## Dataset:
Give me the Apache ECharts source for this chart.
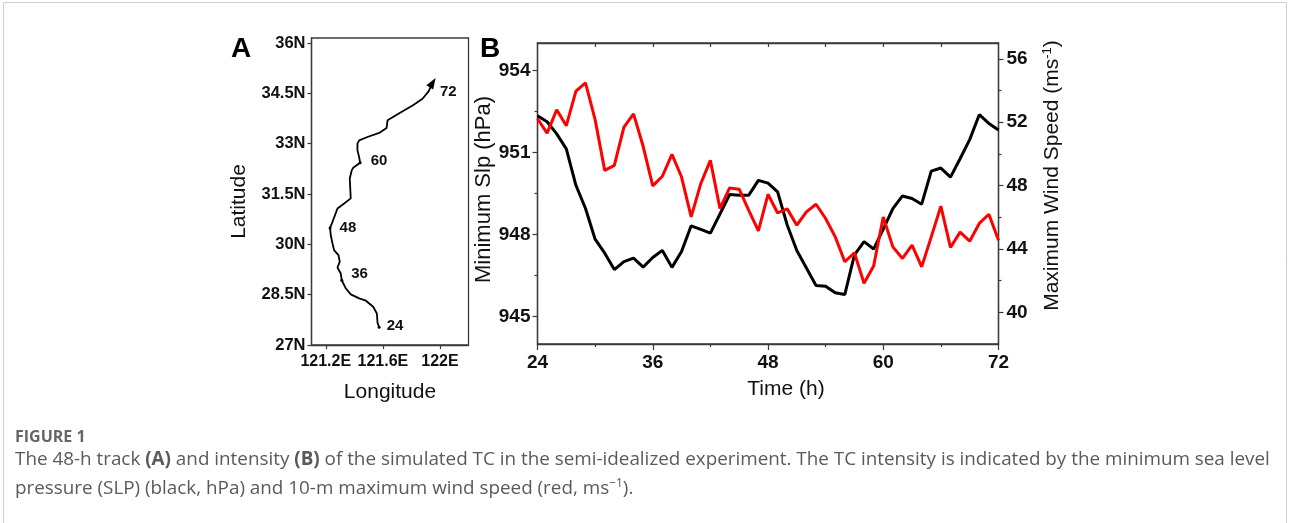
<!DOCTYPE html>
<html>
<head>
<meta charset="utf-8">
<script src="https://cdn.jsdelivr.net/npm/echarts@6.0.0/dist/echarts.min.js"></script>
<style>
  html, body { margin: 0; padding: 0; background: #fff; }
  #container { width: 1290px; height: 523px; }
</style>
</head>
<body>
<div id="container"></div>
<script>
// panel A: 48-h track (lon / lat)
var trackLon = [121.574,121.563,121.558,121.532,121.481,121.434,121.375,121.340,121.312,121.305,
                121.282,121.298,121.289,121.258,121.247,121.235,121.230,121.247,121.282,121.329,
                121.375,121.371,121.368,121.382,121.392,121.441,121.434,121.422,121.422,121.434,
                121.492,121.574,121.626,121.633,121.715,121.808,121.878,121.920,121.949];
var trackLat = [27.53,27.65,27.94,28.14,28.32,28.39,28.51,28.69,28.93,29.13,
                29.31,29.48,29.68,29.83,30.03,30.27,30.49,30.67,31.07,31.22,
                31.37,31.71,31.96,32.21,32.28,32.43,32.60,32.80,33.00,33.10,
                33.20,33.32,33.47,33.70,33.91,34.14,34.34,34.56,34.82];
var trackTagIdx = [0, 8, 16, 25, 38];
var trackTagText = ['24', '36', '48', '60', '72'];
var lonTicks = [121.2, 121.6, 122];
var latTicks = [27, 28.5, 30, 31.5, 33, 34.5, 36];

// panel B: intensity
var hours = [24,25,26,27,28,29,30,31,32,33,34,35,36,37,38,39,40,41,42,43,44,45,46,47,48,
             49,50,51,52,53,54,55,56,57,58,59,60,61,62,63,64,65,66,67,68,69,70,71,72];
var slp = [952.34,952.12,951.68,951.13,949.80,948.95,947.83,947.32,946.72,947.01,947.14,946.81,947.16,
           947.42,946.80,947.38,948.32,948.19,948.05,948.75,949.46,949.44,949.44,949.98,949.88,
           949.56,948.35,947.42,946.78,946.14,946.11,945.87,945.81,947.26,947.74,947.47,948.20,
           948.95,949.41,949.32,949.11,950.32,950.43,950.10,950.77,951.47,952.38,952.06,951.82];
var wind = [52.22,51.31,52.79,51.78,53.96,54.49,52.16,48.96,49.28,51.69,52.53,50.48,47.98,
            48.59,49.97,48.54,46.02,48.12,49.59,46.55,47.85,47.77,46.44,45.14,47.45,
            46.27,46.53,45.50,46.34,46.82,45.92,44.76,43.19,43.76,41.83,42.92,46.02,
            44.13,43.40,44.24,42.87,44.76,46.70,44.09,45.06,44.49,45.61,46.19,44.55];
var hourTicks = [24, 36, 48, 60, 72];
var hourMinor = [30, 42, 54, 66];
var hourTop = [30, 36, 42, 48, 54, 60, 66];
var slpTicks = [945, 948, 951, 954];
var slpMinor = [946.5, 949.5, 952.5];
var windTicks = [40, 44, 48, 52, 56];
var windMinor = [42, 46, 50, 54];

var FONT = 'Liberation Sans';
var axisCol = '#3a3a3a';
var tagOffset = [[2, -1], [4, -6], [4, 0], [5, -2], [-3, 9]];

function pair(a, b) {
  var out = [];
  for (var i = 0; i < a.length; i++) out.push([a[i], b[i]]);
  return out;
}

var trackData = pair(trackLon, trackLat).map(function (p, i) {
  var k = trackTagIdx.indexOf(i);
  if (k < 0) return { value: p };
  var last = (i === trackLon.length - 1);
  return {
    value: p,
    symbol: last ? 'triangle' : 'circle',
    symbolSize: last ? [8, 11] : 3,
    symbolRotate: last ? -32 : 0,
    label: {
      show: true, position: 'right', distance: 4,
      offset: tagOffset[k],
      formatter: trackTagText[k],
      fontFamily: FONT, fontWeight: 'bold', fontSize: 15, color: '#111'
    }
  };
});

function tickAxis(o) {
  var base = {
    type: 'value',
    splitLine: { show: false },
    axisLine: { show: false, onZero: false, lineStyle: { color: axisCol, width: 1.3 } },
    axisTick: { show: true, lineStyle: { color: axisCol, width: 1.2 } },
    axisLabel: { show: false }
  };
  return Object.assign(base, o);
}

var labelStyle = { fontFamily: FONT, fontWeight: 'bold', fontSize: 19, color: '#111' };
var nameStyle = { fontFamily: FONT, fontSize: 21, color: '#111' };

var myChart = echarts.init(document.getElementById('container'));
var option = {
  animation: false,
  backgroundColor: '#fff',
  grid: [
    { left: 311.5, top: 38, width: 157, height: 307, show: true, borderColor: axisCol, borderWidth: 1.3 },
    { left: 537.5, top: 43, width: 461, height: 301, show: true, borderColor: axisCol, borderWidth: 1.3 }
  ],
  xAxis: [
    tickAxis({
      gridIndex: 0, min: 121.1, max: 122.2, position: 'bottom',
      axisLine: { show: true, onZero: false, lineStyle: { color: axisCol, width: 1.3 } },
      axisTick: { show: true, length: 4, customValues: lonTicks, lineStyle: { color: axisCol, width: 1.2 } },
      axisLabel: Object.assign({ show: true, margin: 9, customValues: lonTicks,
        formatter: function (v) { return (Math.round(v * 10) / 10) + 'E'; } }, labelStyle, { fontSize: 16 }),
      name: 'Longitude', nameLocation: 'middle', nameGap: 37, nameTextStyle: nameStyle
    }),
    tickAxis({
      gridIndex: 1, min: 24, max: 72, position: 'bottom',
      axisLine: { show: true, onZero: false, lineStyle: { color: axisCol, width: 1.3 } },
      axisTick: { show: true, length: 6, customValues: hourTicks, lineStyle: { color: axisCol, width: 1.2 } },
      axisLabel: Object.assign({ show: true, margin: 9, customValues: hourTicks }, labelStyle),
      name: 'Time (h)', nameLocation: 'middle', nameGap: 35,
      nameTextStyle: Object.assign({ padding: [0, 0, 0, 36] }, nameStyle)
    }),
    tickAxis({
      gridIndex: 1, min: 24, max: 72, position: 'bottom',
      axisTick: { show: true, length: 3, customValues: hourMinor, lineStyle: { color: axisCol, width: 1.2 } }
    }),
    tickAxis({
      gridIndex: 1, min: 24, max: 72, position: 'top',
      axisLine: { show: true, onZero: false, lineStyle: { color: axisCol, width: 1.3 } },
      axisTick: { show: true, inside: true, length: 4, customValues: hourTop, lineStyle: { color: axisCol, width: 1.2 } }
    })
  ],
  yAxis: [
    tickAxis({
      gridIndex: 0, min: 27, max: 36.15, position: 'left',
      axisLine: { show: true, onZero: false, lineStyle: { color: axisCol, width: 1.3 } },
      axisTick: { show: true, length: 4, customValues: latTicks, lineStyle: { color: axisCol, width: 1.2 } },
      axisLabel: Object.assign({ show: true, margin: 6, customValues: latTicks,
        formatter: function (v) { return v + 'N'; } }, labelStyle, { fontSize: 16.5 }),
      name: 'Latitude', nameLocation: 'middle', nameGap: 62,
      nameTextStyle: Object.assign({ padding: [0, 20, 0, 0] }, nameStyle)
    }),
    tickAxis({
      gridIndex: 1, min: 944, max: 955, position: 'left',
      axisLine: { show: true, onZero: false, lineStyle: { color: axisCol, width: 1.3 } },
      axisTick: { show: true, length: 5, customValues: slpTicks, lineStyle: { color: axisCol, width: 1.2 } },
      axisLabel: Object.assign({ show: true, margin: 7, customValues: slpTicks }, labelStyle),
      name: 'Minimum Slp (hPa)', nameLocation: 'middle', nameGap: 36,
      nameTextStyle: Object.assign({ padding: [0, 0, 0, 8] }, nameStyle, { fontSize: 22 })
    }),
    tickAxis({
      gridIndex: 1, min: 38, max: 57, position: 'right',
      axisLine: { show: true, onZero: false, lineStyle: { color: axisCol, width: 1.3 } },
      axisTick: { show: true, length: 5, customValues: windTicks, lineStyle: { color: axisCol, width: 1.2 } },
      axisLabel: Object.assign({ show: true, margin: 8, customValues: windTicks }, labelStyle),
      name: 'Maximum Wind Speed (ms{sup|-1})', nameLocation: 'middle', nameGap: 42, nameRotate: 90,
      nameTextStyle: Object.assign({ padding: [0, 0, 0, 36],
        rich: { sup: { fontFamily: FONT, fontSize: 13, color: '#111', padding: [0, 0, 10, 0] } } }, nameStyle)
    }),
    tickAxis({
      gridIndex: 1, min: 944, max: 955, position: 'left',
      axisTick: { show: true, length: 3, customValues: slpMinor, lineStyle: { color: axisCol, width: 1.2 } }
    }),
    tickAxis({
      gridIndex: 1, min: 38, max: 57, position: 'right',
      axisTick: { show: true, length: 3, customValues: windMinor, lineStyle: { color: axisCol, width: 1.2 } }
    })
  ],
  series: [
    {
      name: 'track', type: 'line', xAxisIndex: 0, yAxisIndex: 0,
      data: trackData, symbol: 'none', showSymbol: true,
      itemStyle: { color: '#000' },
      lineStyle: { color: '#000', width: 1.8 }
    },
    {
      name: 'SLP', type: 'line', xAxisIndex: 1, yAxisIndex: 1,
      data: pair(hours, slp), symbol: 'none',
      lineStyle: { color: '#000', width: 3 }
    },
    {
      name: 'Wind', type: 'line', xAxisIndex: 1, yAxisIndex: 2,
      data: pair(hours, wind), symbol: 'none',
      lineStyle: { color: '#ff0000', width: 3 }
    }
  ],
  graphic: [
    { type: 'rect', silent: true, shape: { x: 3.5, y: 2.5, width: 1283, height: 540 },
      style: { fill: 'none', stroke: '#cfcfcf', lineWidth: 1 } },
    { type: 'text', left: 231, top: 35,
      style: { text: 'A', font: 'bold 28px "Liberation Sans"', fill: '#000' } },
    { type: 'text', left: 480, top: 35,
      style: { text: 'B', font: 'bold 28px "Liberation Sans"', fill: '#000' } },
    { type: 'text', left: 15, top: 429,
      style: { text: 'FIGURE 1', font: 'bold 16px "Open Sans"', fill: '#666' } },
    { type: 'text', left: 15, top: 450,
      style: {
        text: '{n|The 48-h track }{b|(A)}{n| and intensity }{b|(B)}{n| of the simulated TC in the semi-idealized experiment. The TC intensity is indicated by the minimum sea level}',
        rich: {
          n: { font: '18.85px "Open Sans"', fill: '#5a5a5a' },
          b: { font: 'bold 18.85px "Open Sans"', fill: '#5a5a5a' }
        }
      } },
    { type: 'text', left: 15, top: 478,
      style: {
        text: '{n|pressure (SLP) (black, hPa) and 10-m maximum wind speed (red, ms}{s|\u22121}{n|).}',
        rich: {
          n: { font: '18.85px "Open Sans"', fill: '#5a5a5a' },
          s: { font: '12px "Open Sans"', fill: '#5a5a5a', padding: [0, 0, 9, 0] }
        }
      } }
  ]
};
myChart.setOption(option);
</script>
</body>
</html>
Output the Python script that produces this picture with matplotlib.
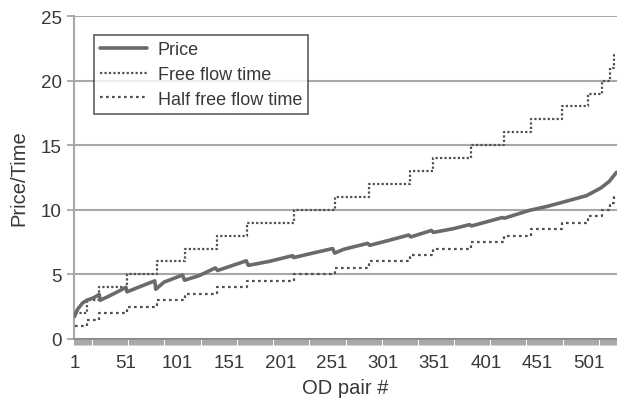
import numpy as np
import matplotlib
matplotlib.use("Agg")
import matplotlib.pyplot as plt

plt.rcParams['font.family'] = ['Liberation Sans', 'DejaVu Sans']

# ---------------- data ----------------
n_pairs = 528
tick_labels = ["1", "51", "101", "151", "201", "251", "301", "351", "401", "451", "501"]
tick_positions = [1, 51, 101, 151, 201, 251, 301, 351, 401, 451, 501]

# Free flow time: step levels and the first OD pair index of each level
ff_start = [1, 13, 25, 52, 81, 108, 140, 169, 214, 254, 287, 327, 350, 387,
            419, 445, 475, 500, 514, 522, 526]
ff_level = [2, 3, 4, 5, 6, 7, 8, 9, 10, 11, 12, 13, 14, 15,
            16, 17, 18, 19, 20, 21, 22]

# Half free flow time: same breakpoints
hf_start = ff_start
hf_level = [1, 1.5, 2, 2.5, 3, 3.5, 4, 4.5, 5, 5.5, 6, 6.5, 7, 7.5,
            8, 8.5, 9, 9.5, 10, 10.5, 11]

# Price: vertices (index, value)
price_idx = [1, 4, 9, 13, 20, 25, 26, 34, 44, 51, 52, 63, 79, 80, 88, 106, 108,
             122, 138, 140, 168, 170, 190, 213, 214, 230, 252, 254, 263, 286, 288,
             305, 326, 328, 348, 350, 370, 385, 387, 417, 419, 443, 460, 474,
             490, 499, 513, 521, 528]
price_val = [1.75, 2.3, 2.8, 3.0, 3.2, 3.45, 3.0, 3.3, 3.7, 4.0, 3.65, 4.0, 4.5, 3.85,
             4.4, 4.95, 4.55, 4.9, 5.5, 5.3, 6.05, 5.7, 6.0, 6.45, 6.3, 6.6, 7.0, 6.65,
             6.95, 7.4, 7.25, 7.6, 8.05, 7.9, 8.4, 8.25, 8.55, 8.85, 8.75, 9.4, 9.35,
             9.95, 10.25, 10.55, 10.9, 11.1, 11.7, 12.2, 12.9]

# ---------------- figure ----------------
fig = plt.figure(figsize=(6.17, 4.06), dpi=100)
ax = fig.add_axes([74/617, 1 - 340/406, 1 - 74/617, (340 - 17)/406])

text_col = '#383838'
grid_col = '#a8a8a8'

ax.set_ylim(0, 25)
ax.set_xlim(0.5, n_pairs + 0.5)
ax.set_yticks([0, 5, 10, 15, 20, 25])
ax.yaxis.grid(True, color=grid_col, linewidth=1.5)
ax.set_axisbelow(True)

ax.plot(price_idx, price_val, color='#6a6a6a', linewidth=2.6,
        solid_joinstyle='round', solid_capstyle='round', label='Price', zorder=4)

ff_x = ff_start + [n_pairs + 0.5]
ff_y = ff_level + [ff_level[-1]]
ax.step(ff_x, ff_y, where='post', color='#505050', linewidth=1.6,
        linestyle=(0, (1, 1)), label='Free flow time', zorder=3)

hf_x = hf_start + [n_pairs + 0.5]
hf_y = hf_level + [hf_level[-1]]
ax.step(hf_x, hf_y, where='post', color='#505050', linewidth=1.6,
        linestyle=(0, (1.2, 1.5)), label='Half free flow time', zorder=3)

for s in ['top', 'right']:
    ax.spines[s].set_visible(False)
ax.spines['left'].set_color(grid_col)
ax.spines['left'].set_linewidth(1.5)
ax.spines['bottom'].set_color('#8a8a8a')
ax.spines['bottom'].set_linewidth(1.3)

ax.set_xticks(tick_positions)
ax.set_xticklabels(tick_labels)
ax.set_xticks(np.arange(0.5, n_pairs + 1, 1), minor=True)
ax.tick_params(axis='x', which='major', length=0, pad=11, labelsize=13.5,
               labelcolor=text_col)
ax.tick_params(axis='x', which='minor', length=4.5, width=0.6, color='#999999')
ax.tick_params(axis='y', length=5, width=1.3, color=grid_col, pad=4,
               labelsize=13.5, labelcolor=text_col)

ax.set_xlabel('OD pair #', fontsize=14.5, color=text_col, labelpad=5)
ax.set_ylabel('Price/Time', fontsize=14.5, color=text_col, labelpad=9)

leg = ax.legend(loc='upper left', bbox_to_anchor=(0.036, 0.941), fontsize=13,
                frameon=True, fancybox=False, handlelength=2.6, borderpad=0.35,
                labelspacing=0.42, handletextpad=0.6, borderaxespad=0)
leg.get_frame().set_edgecolor('#333333')
leg.get_frame().set_linewidth(1.2)
for t in leg.get_texts():
    t.set_color(text_col)

fig.savefig('out.png', dpi=100)
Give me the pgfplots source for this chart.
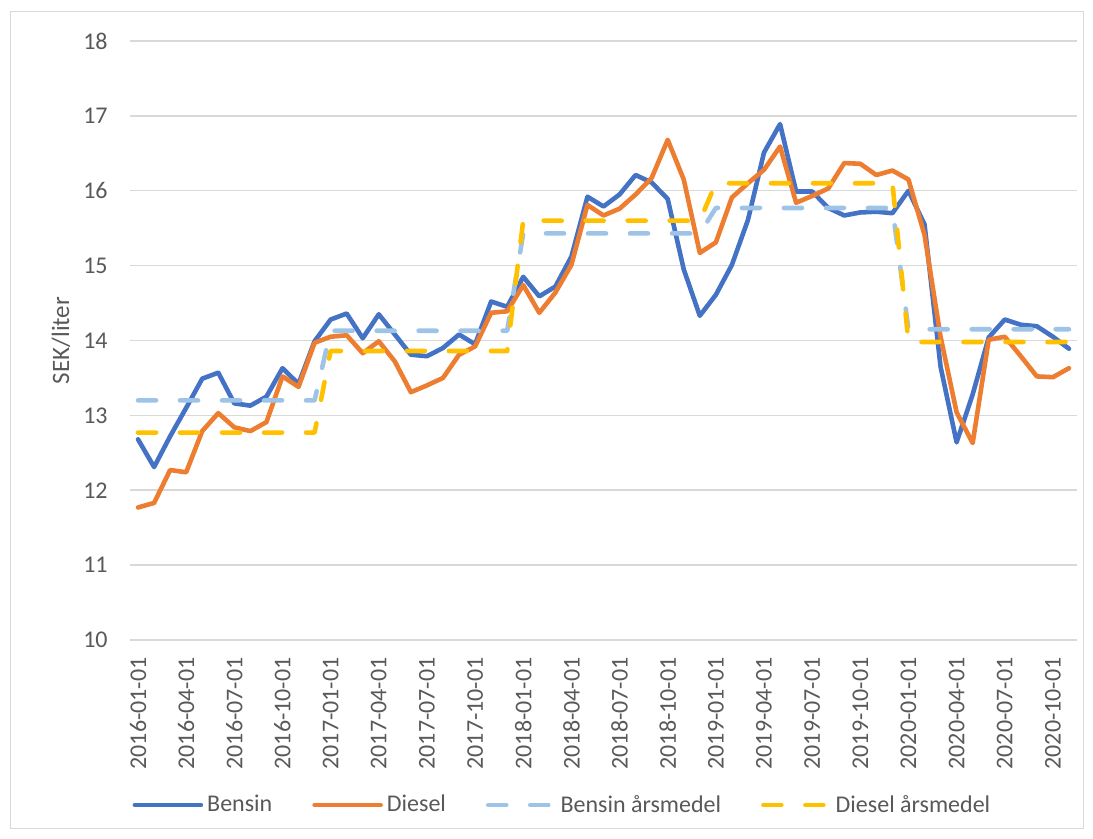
\documentclass[border=0pt]{standalone}
\usepackage{fontspec}
\setmainfont{Carlito}
\usepackage{pgfplots}
\pgfplotsset{compat=1.18}

\definecolor{bensin}{HTML}{4472C4}
\definecolor{diesel}{HTML}{ED7D31}
\definecolor{bensinmedel}{HTML}{9DC3E6}
\definecolor{dieselmedel}{HTML}{FFC000}
\definecolor{txt}{HTML}{595959}
\definecolor{grd}{HTML}{D9D9D9}

% monthly prices, 2016-01 .. 2020-11 (index 0..58)
\pgfplotstableread{
i bensin diesel
0 12.68 11.77
1 12.31 11.83
2 12.72 12.27
3 13.10 12.24
4 13.49 12.79
5 13.57 13.03
6 13.16 12.84
7 13.13 12.79
8 13.25 12.91
9 13.63 13.52
10 13.42 13.38
11 13.99 13.97
12 14.28 14.05
13 14.36 14.07
14 14.03 13.83
15 14.35 13.99
16 14.08 13.72
17 13.81 13.31
18 13.79 13.40
19 13.90 13.50
20 14.08 13.81
21 13.95 13.92
22 14.52 14.37
23 14.45 14.39
24 14.85 14.74
25 14.59 14.37
26 14.72 14.64
27 15.12 15.01
28 15.92 15.81
29 15.79 15.67
30 15.95 15.76
31 16.21 15.95
32 16.11 16.17
33 15.89 16.68
34 14.95 16.15
35 14.33 15.17
36 14.61 15.31
37 15.01 15.91
38 15.61 16.10
39 16.51 16.28
40 16.89 16.59
41 15.99 15.84
42 15.99 15.93
43 15.77 16.03
44 15.67 16.37
45 15.71 16.36
46 15.72 16.21
47 15.70 16.27
48 16.00 16.15
49 15.55 15.41
50 13.65 14.05
51 12.64 13.04
52 13.28 12.63
53 14.04 14.01
54 14.28 14.05
55 14.21 13.79
56 14.19 13.52
57 14.05 13.51
58 13.89 13.63
}\priser

% yearly means (first and last month of each year)
\pgfplotstableread{
i bensin diesel
0 13.20 12.77
11 13.20 12.77
12 14.13 13.86
23 14.13 13.86
24 15.43 15.60
35 15.43 15.60
36 15.77 16.10
47 15.77 16.10
48 14.15 13.98
58 14.15 13.98
}\medel

\begin{document}
\begin{tikzpicture}
\path[use as bounding box] (0,0) rectangle (546.5pt,419.5pt);
\draw[grd, line width=0.5pt] (5pt,5pt) rectangle (541.5pt,413.5pt);
\begin{axis}[
  at={(65pt,99.5pt)}, anchor=south west,
  scale only axis,
  width=473.5pt, height=299.5pt,
  xmin=-0.5, xmax=58.5,
  ymin=10, ymax=18,
  ytick={10,11,...,18},
  xtick={0,3,...,57},
  xticklabels={2016-01-01,2016-04-01,2016-07-01,2016-10-01,
    2017-01-01,2017-04-01,2017-07-01,2017-10-01,
    2018-01-01,2018-04-01,2018-07-01,2018-10-01,
    2019-01-01,2019-04-01,2019-07-01,2019-10-01,
    2020-01-01,2020-04-01,2020-07-01,2020-10-01},
  axis line style={draw=none},
  major tick length=0pt,
  ymajorgrids=true,
  grid style={grd, line width=0.75pt},
  /pgf/number format/assume math mode=true,
  tick label style={font=\fontsize{12}{14}\selectfont, text=txt},
  xticklabel style={rotate=90, anchor=east, inner xsep=8.5pt, inner ysep=0pt},
  yticklabel style={inner xsep=11pt},
  ylabel={SEK/liter},
  ylabel style={at={(axis description cs:-0.0729,0.5)}, anchor=center,
    font=\fontsize{12.5}{14}\selectfont, text=txt},
  legend columns=4,
  legend style={at={(axis description cs:-0.004,-0.2755)}, anchor=west,
    draw=none, fill=none, font=\fontsize{12}{14}\selectfont, text=txt,
    /tikz/every even column/.append style={column sep=18pt}},
  legend cell align=left,
  legend image code/.code={\draw[#1] (0pt,0pt) -- (33pt,0pt);},
  every axis plot/.append style={line width=2.3pt, line join=round, line cap=round},
]
\addplot[bensin] table[x=i, y=bensin] {\priser};
\addlegendentry{Bensin}
\addplot[diesel] table[x=i, y=diesel] {\priser};
\addlegendentry{Diesel}
\addplot[bensinmedel, dash pattern=on 9pt off 12pt] table[x=i, y=bensin] {\medel};
\addlegendentry{Bensin årsmedel}
\addplot[dieselmedel, dash pattern=on 9pt off 12pt] table[x=i, y=diesel] {\medel};
\addlegendentry{Diesel årsmedel}
\end{axis}
\end{tikzpicture}
\end{document}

## Aim of the task:
Look above for the line with "Output the Python", then print it and each line after it down to and including the line with "8, 8.5, 9, 9.5, 10, 10.5, 11]". Leave out the pictures and keep the wording exact.

## Result of this exercise:
Output the Python script that produces this picture with matplotlib.
import numpy as np
import matplotlib
matplotlib.use("Agg")
import matplotlib.pyplot as plt

plt.rcParams['font.family'] = ['Liberation Sans', 'DejaVu Sans']

# ---------------- data ----------------
n_pairs = 528
tick_labels = ["1", "51", "101", "151", "201", "251", "301", "351", "401", "451", "501"]
tick_positions = [1, 51, 101, 151, 201, 251, 301, 351, 401, 451, 501]

# Free flow time: step levels and the first OD pair index of each level
ff_start = [1, 13, 25, 52, 81, 108, 140, 169, 214, 254, 287, 327, 350, 387,
            419, 445, 475, 500, 514, 522, 526]
ff_level = [2, 3, 4, 5, 6, 7, 8, 9, 10, 11, 12, 13, 14, 15,
            16, 17, 18, 19, 20, 21, 22]

# Half free flow time: same breakpoints
hf_start = ff_start
hf_level = [1, 1.5, 2, 2.5, 3, 3.5, 4, 4.5, 5, 5.5, 6, 6.5, 7, 7.5,
            8, 8.5, 9, 9.5, 10, 10.5, 11]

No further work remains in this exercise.